— Begin —

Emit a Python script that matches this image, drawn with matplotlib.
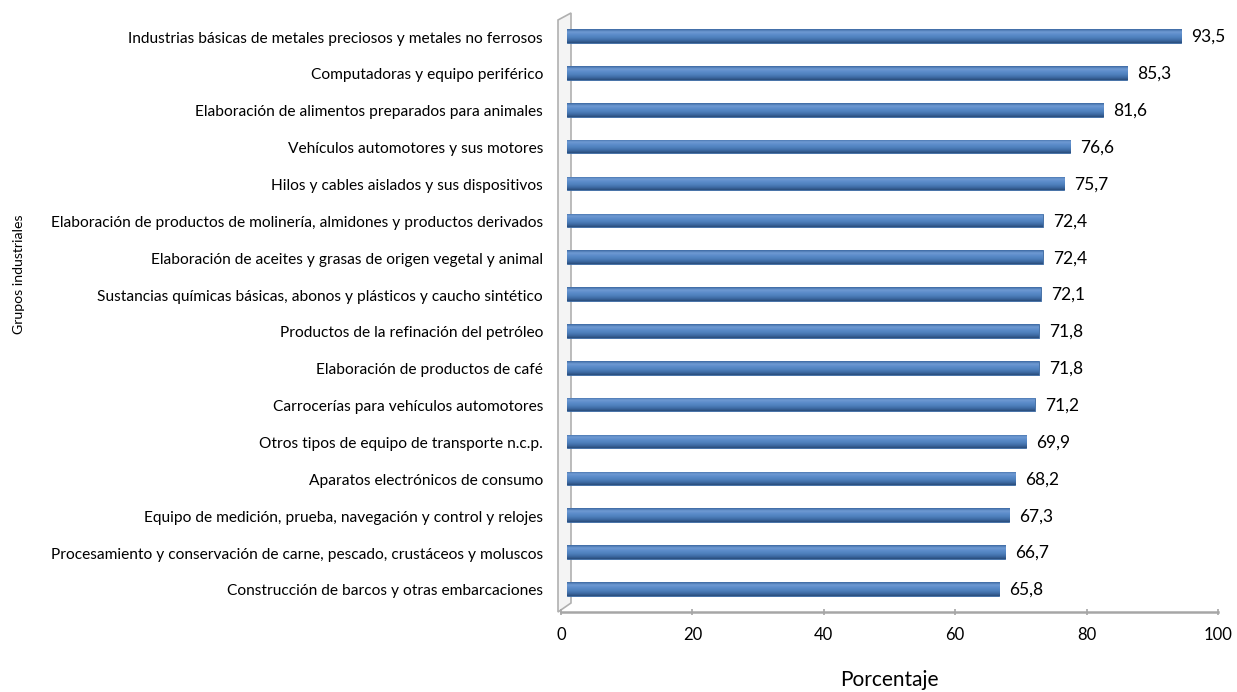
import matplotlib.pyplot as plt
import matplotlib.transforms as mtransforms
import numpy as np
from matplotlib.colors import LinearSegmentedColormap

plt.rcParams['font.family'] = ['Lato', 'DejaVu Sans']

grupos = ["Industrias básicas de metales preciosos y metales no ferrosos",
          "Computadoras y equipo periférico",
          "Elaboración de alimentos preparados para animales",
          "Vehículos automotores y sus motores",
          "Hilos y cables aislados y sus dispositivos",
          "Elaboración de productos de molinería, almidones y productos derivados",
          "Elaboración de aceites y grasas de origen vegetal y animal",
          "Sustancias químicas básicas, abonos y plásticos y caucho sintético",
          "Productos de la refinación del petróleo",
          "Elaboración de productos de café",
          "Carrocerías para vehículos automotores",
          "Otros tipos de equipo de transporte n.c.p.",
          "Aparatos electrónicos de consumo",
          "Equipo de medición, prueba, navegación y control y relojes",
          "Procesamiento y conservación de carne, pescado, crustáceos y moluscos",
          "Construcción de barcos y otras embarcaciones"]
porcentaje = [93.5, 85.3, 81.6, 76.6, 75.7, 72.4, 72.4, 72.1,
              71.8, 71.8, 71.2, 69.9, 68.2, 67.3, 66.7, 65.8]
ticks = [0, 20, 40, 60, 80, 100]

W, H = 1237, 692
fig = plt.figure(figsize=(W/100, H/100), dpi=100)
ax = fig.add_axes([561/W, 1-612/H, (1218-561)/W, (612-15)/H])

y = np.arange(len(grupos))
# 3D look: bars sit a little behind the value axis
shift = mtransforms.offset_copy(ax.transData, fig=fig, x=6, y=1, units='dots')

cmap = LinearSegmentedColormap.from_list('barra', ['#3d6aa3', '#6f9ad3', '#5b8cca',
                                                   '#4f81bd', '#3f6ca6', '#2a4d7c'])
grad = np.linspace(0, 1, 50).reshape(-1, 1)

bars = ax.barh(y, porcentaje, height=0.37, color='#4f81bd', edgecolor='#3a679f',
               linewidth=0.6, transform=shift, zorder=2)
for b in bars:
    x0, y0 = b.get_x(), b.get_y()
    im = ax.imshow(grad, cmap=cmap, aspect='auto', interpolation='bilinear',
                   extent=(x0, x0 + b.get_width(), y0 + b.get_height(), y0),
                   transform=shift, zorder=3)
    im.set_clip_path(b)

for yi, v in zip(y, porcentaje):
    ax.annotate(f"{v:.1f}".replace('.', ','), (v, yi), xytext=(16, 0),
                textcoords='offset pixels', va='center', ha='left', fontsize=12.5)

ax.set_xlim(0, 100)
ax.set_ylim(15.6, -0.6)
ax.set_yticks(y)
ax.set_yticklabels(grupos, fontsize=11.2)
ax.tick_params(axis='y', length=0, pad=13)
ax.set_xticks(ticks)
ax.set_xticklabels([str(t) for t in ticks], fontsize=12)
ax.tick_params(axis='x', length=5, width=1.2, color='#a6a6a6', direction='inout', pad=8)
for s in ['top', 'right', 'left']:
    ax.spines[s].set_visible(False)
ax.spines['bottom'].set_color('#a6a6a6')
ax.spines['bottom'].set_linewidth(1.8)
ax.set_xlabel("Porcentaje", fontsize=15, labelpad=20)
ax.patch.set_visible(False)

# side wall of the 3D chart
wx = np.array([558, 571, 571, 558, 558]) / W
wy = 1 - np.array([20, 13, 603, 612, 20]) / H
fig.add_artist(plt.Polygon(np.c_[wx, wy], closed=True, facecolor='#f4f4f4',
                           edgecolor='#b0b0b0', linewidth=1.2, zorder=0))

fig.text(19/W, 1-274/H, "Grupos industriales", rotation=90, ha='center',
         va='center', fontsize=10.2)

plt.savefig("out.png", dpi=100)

— End —

■ **Problem to work on**: Using the material above, return every line exactly as it appears, minus the pictures.

■ **Answer below**:
Emit a Python script that matches this image, drawn with matplotlib.
import matplotlib.pyplot as plt
import matplotlib.transforms as mtransforms
import numpy as np
from matplotlib.colors import LinearSegmentedColormap

plt.rcParams['font.family'] = ['Lato', 'DejaVu Sans']

grupos = ["Industrias básicas de metales preciosos y metales no ferrosos",
          "Computadoras y equipo periférico",
          "Elaboración de alimentos preparados para animales",
          "Vehículos automotores y sus motores",
          "Hilos y cables aislados y sus dispositivos",
          "Elaboración de productos de molinería, almidones y productos derivados",
          "Elaboración de aceites y grasas de origen vegetal y animal",
          "Sustancias químicas básicas, abonos y plásticos y caucho sintético",
          "Productos de la refinación del petróleo",
          "Elaboración de productos de café",
          "Carrocerías para vehículos automotores",
          "Otros tipos de equipo de transporte n.c.p.",
          "Aparatos electrónicos de consumo",
          "Equipo de medición, prueba, navegación y control y relojes",
          "Procesamiento y conservación de carne, pescado, crustáceos y moluscos",
          "Construcción de barcos y otras embarcaciones"]
porcentaje = [93.5, 85.3, 81.6, 76.6, 75.7, 72.4, 72.4, 72.1,
              71.8, 71.8, 71.2, 69.9, 68.2, 67.3, 66.7, 65.8]
ticks = [0, 20, 40, 60, 80, 100]

W, H = 1237, 692
fig = plt.figure(figsize=(W/100, H/100), dpi=100)
ax = fig.add_axes([561/W, 1-612/H, (1218-561)/W, (612-15)/H])

y = np.arange(len(grupos))
# 3D look: bars sit a little behind the value axis
shift = mtransforms.offset_copy(ax.transData, fig=fig, x=6, y=1, units='dots')

cmap = LinearSegmentedColormap.from_list('barra', ['#3d6aa3', '#6f9ad3', '#5b8cca',
                                                   '#4f81bd', '#3f6ca6', '#2a4d7c'])
grad = np.linspace(0, 1, 50).reshape(-1, 1)

bars = ax.barh(y, porcentaje, height=0.37, color='#4f81bd', edgecolor='#3a679f',
               linewidth=0.6, transform=shift, zorder=2)
for b in bars:
    x0, y0 = b.get_x(), b.get_y()
    im = ax.imshow(grad, cmap=cmap, aspect='auto', interpolation='bilinear',
                   extent=(x0, x0 + b.get_width(), y0 + b.get_height(), y0),
                   transform=shift, zorder=3)
    im.set_clip_path(b)

for yi, v in zip(y, porcentaje):
    ax.annotate(f"{v:.1f}".replace('.', ','), (v, yi), xytext=(16, 0),
                textcoords='offset pixels', va='center', ha='left', fontsize=12.5)

ax.set_xlim(0, 100)
ax.set_ylim(15.6, -0.6)
ax.set_yticks(y)
ax.set_yticklabels(grupos, fontsize=11.2)
ax.tick_params(axis='y', length=0, pad=13)
ax.set_xticks(ticks)
ax.set_xticklabels([str(t) for t in ticks], fontsize=12)
ax.tick_params(axis='x', length=5, width=1.2, color='#a6a6a6', direction='inout', pad=8)
for s in ['top', 'right', 'left']:
    ax.spines[s].set_visible(False)
ax.spines['bottom'].set_color('#a6a6a6')
ax.spines['bottom'].set_linewidth(1.8)
ax.set_xlabel("Porcentaje", fontsize=15, labelpad=20)
ax.patch.set_visible(False)

# side wall of the 3D chart
wx = np.array([558, 571, 571, 558, 558]) / W
wy = 1 - np.array([20, 13, 603, 612, 20]) / H
fig.add_artist(plt.Polygon(np.c_[wx, wy], closed=True, facecolor='#f4f4f4',
                           edgecolor='#b0b0b0', linewidth=1.2, zorder=0))

fig.text(19/W, 1-274/H, "Grupos industriales", rotation=90, ha='center',
         va='center', fontsize=10.2)

plt.savefig("out.png", dpi=100)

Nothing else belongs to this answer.